Give back, exactly as written, the lines from the beginning of the listing through the one that contains "const markedPoint = [0.416, 53.1];".

> _Dataset content_
---*---
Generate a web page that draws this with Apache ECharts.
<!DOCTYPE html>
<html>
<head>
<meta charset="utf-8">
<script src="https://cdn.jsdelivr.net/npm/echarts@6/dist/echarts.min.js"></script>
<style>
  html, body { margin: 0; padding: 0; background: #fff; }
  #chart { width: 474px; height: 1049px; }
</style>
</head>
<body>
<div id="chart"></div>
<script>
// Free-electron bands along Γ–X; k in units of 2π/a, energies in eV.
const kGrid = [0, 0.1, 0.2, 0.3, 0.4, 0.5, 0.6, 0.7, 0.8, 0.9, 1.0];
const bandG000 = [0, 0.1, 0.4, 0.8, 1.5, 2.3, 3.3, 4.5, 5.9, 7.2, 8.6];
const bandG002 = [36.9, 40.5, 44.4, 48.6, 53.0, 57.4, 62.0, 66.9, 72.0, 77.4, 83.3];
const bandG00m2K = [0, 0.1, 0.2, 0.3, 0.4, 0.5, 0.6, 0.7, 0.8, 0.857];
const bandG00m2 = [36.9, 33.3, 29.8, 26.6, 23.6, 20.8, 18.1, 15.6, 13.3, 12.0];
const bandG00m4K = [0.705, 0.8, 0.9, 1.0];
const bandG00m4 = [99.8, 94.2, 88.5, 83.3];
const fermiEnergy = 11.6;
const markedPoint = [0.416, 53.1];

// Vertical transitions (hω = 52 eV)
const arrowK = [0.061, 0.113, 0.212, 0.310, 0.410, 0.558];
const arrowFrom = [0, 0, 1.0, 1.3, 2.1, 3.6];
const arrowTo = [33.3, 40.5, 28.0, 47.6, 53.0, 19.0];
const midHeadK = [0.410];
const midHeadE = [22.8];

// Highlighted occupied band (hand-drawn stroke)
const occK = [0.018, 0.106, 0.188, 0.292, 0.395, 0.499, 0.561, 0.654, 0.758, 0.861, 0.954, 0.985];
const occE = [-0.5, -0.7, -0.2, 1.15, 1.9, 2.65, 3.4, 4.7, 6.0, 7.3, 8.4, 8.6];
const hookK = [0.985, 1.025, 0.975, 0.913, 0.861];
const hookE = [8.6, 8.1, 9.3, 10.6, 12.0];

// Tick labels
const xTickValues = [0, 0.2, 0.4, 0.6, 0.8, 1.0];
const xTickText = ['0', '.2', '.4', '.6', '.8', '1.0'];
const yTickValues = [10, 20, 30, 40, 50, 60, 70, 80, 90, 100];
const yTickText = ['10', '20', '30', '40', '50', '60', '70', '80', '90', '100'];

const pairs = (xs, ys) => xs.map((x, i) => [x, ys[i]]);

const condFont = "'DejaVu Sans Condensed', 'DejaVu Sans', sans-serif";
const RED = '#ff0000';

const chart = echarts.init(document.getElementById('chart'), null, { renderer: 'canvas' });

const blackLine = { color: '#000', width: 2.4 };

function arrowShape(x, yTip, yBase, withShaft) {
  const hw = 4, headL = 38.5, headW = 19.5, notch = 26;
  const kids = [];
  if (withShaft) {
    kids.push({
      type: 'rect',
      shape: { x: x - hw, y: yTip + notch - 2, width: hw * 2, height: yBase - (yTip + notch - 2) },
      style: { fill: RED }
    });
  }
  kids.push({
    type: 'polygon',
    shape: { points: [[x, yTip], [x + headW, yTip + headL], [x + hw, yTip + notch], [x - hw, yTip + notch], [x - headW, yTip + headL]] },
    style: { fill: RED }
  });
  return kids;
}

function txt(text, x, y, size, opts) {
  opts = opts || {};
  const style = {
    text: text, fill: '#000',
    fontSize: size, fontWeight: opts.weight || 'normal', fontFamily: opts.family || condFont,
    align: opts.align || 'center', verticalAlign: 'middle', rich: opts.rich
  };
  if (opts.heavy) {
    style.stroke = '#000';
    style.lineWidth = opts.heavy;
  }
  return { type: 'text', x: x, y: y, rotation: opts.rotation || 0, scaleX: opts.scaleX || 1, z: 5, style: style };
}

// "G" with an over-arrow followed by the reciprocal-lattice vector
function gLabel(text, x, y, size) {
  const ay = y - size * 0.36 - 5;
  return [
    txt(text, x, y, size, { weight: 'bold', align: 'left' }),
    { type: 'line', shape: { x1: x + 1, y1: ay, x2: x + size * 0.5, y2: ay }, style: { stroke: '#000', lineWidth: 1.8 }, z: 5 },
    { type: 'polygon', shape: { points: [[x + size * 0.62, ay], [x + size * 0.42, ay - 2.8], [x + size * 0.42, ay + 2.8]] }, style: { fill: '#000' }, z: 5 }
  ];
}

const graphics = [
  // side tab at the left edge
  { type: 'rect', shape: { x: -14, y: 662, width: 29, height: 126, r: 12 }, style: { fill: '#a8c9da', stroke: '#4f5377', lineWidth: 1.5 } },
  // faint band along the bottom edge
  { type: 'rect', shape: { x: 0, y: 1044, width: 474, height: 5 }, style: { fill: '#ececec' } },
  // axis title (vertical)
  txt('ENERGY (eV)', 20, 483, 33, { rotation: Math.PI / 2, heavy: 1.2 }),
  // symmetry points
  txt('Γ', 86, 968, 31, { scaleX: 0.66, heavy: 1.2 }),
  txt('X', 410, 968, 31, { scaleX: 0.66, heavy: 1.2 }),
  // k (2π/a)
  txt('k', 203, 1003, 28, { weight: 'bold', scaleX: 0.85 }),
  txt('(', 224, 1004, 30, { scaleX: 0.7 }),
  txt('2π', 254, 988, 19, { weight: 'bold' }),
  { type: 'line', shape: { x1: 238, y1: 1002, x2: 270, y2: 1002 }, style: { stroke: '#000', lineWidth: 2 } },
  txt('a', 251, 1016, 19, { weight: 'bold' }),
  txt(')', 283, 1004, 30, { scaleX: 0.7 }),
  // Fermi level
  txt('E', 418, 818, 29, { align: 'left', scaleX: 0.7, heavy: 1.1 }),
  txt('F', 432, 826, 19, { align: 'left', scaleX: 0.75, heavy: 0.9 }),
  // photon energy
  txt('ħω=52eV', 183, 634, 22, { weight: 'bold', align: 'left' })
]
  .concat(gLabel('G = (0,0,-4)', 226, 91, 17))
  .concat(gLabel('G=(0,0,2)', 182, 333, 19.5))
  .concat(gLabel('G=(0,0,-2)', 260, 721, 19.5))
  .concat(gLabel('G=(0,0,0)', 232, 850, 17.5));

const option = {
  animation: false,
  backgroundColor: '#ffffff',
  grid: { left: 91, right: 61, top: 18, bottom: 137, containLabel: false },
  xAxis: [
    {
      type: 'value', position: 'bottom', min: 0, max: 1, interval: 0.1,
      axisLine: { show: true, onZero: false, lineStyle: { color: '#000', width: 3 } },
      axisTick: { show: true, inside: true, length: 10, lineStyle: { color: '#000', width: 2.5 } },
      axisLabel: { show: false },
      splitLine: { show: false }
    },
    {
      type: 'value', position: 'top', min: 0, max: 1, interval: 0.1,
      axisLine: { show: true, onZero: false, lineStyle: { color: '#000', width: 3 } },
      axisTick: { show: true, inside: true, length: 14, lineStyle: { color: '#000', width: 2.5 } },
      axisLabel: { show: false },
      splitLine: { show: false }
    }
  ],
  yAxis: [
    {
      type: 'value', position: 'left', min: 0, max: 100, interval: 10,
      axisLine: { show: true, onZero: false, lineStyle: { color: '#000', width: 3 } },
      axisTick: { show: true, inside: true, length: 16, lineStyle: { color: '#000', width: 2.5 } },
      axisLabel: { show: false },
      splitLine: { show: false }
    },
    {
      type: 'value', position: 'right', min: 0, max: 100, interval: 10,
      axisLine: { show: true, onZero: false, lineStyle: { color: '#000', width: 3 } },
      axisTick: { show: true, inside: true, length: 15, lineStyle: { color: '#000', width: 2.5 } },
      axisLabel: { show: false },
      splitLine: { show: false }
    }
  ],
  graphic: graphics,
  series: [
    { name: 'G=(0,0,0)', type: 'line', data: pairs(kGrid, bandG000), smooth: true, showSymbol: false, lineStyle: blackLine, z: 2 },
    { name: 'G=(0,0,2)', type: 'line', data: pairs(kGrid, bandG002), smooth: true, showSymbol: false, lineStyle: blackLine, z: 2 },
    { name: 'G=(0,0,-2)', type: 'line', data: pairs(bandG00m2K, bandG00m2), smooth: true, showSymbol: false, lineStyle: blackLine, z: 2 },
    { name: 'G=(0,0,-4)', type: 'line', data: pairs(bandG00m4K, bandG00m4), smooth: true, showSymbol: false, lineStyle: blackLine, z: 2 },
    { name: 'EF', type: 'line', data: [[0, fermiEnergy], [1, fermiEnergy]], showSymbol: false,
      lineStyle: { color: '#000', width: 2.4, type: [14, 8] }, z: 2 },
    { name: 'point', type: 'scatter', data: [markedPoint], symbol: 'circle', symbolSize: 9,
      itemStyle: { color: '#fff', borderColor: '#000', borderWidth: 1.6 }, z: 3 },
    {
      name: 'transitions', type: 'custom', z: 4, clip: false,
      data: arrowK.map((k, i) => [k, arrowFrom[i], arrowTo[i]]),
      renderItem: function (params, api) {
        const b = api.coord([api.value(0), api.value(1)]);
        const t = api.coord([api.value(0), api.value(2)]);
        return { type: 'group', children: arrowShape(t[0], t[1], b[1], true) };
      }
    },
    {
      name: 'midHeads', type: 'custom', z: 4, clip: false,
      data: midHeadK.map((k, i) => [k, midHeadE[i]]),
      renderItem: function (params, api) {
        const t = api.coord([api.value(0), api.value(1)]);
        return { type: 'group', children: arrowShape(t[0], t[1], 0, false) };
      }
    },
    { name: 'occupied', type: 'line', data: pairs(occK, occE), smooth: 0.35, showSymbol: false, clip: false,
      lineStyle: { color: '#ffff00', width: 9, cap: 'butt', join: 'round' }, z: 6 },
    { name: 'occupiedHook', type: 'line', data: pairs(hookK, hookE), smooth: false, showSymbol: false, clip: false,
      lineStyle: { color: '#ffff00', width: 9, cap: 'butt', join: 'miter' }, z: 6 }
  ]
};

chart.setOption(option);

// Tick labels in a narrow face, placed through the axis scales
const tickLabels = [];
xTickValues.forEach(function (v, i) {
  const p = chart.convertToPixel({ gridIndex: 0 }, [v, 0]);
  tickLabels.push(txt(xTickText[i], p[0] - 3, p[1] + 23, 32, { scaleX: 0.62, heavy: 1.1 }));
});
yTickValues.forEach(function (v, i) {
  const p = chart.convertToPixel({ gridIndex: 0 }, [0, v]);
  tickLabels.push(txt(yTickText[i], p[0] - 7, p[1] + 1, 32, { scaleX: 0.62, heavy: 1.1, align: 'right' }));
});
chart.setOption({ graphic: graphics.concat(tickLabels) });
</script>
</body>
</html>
---*---
> _The output_
Generate a web page that draws this with Apache ECharts.
<!DOCTYPE html>
<html>
<head>
<meta charset="utf-8">
<script src="https://cdn.jsdelivr.net/npm/echarts@6/dist/echarts.min.js"></script>
<style>
  html, body { margin: 0; padding: 0; background: #fff; }
  #chart { width: 474px; height: 1049px; }
</style>
</head>
<body>
<div id="chart"></div>
<script>
// Free-electron bands along Γ–X; k in units of 2π/a, energies in eV.
const kGrid = [0, 0.1, 0.2, 0.3, 0.4, 0.5, 0.6, 0.7, 0.8, 0.9, 1.0];
const bandG000 = [0, 0.1, 0.4, 0.8, 1.5, 2.3, 3.3, 4.5, 5.9, 7.2, 8.6];
const bandG002 = [36.9, 40.5, 44.4, 48.6, 53.0, 57.4, 62.0, 66.9, 72.0, 77.4, 83.3];
const bandG00m2K = [0, 0.1, 0.2, 0.3, 0.4, 0.5, 0.6, 0.7, 0.8, 0.857];
const bandG00m2 = [36.9, 33.3, 29.8, 26.6, 23.6, 20.8, 18.1, 15.6, 13.3, 12.0];
const bandG00m4K = [0.705, 0.8, 0.9, 1.0];
const bandG00m4 = [99.8, 94.2, 88.5, 83.3];
const fermiEnergy = 11.6;
const markedPoint = [0.416, 53.1];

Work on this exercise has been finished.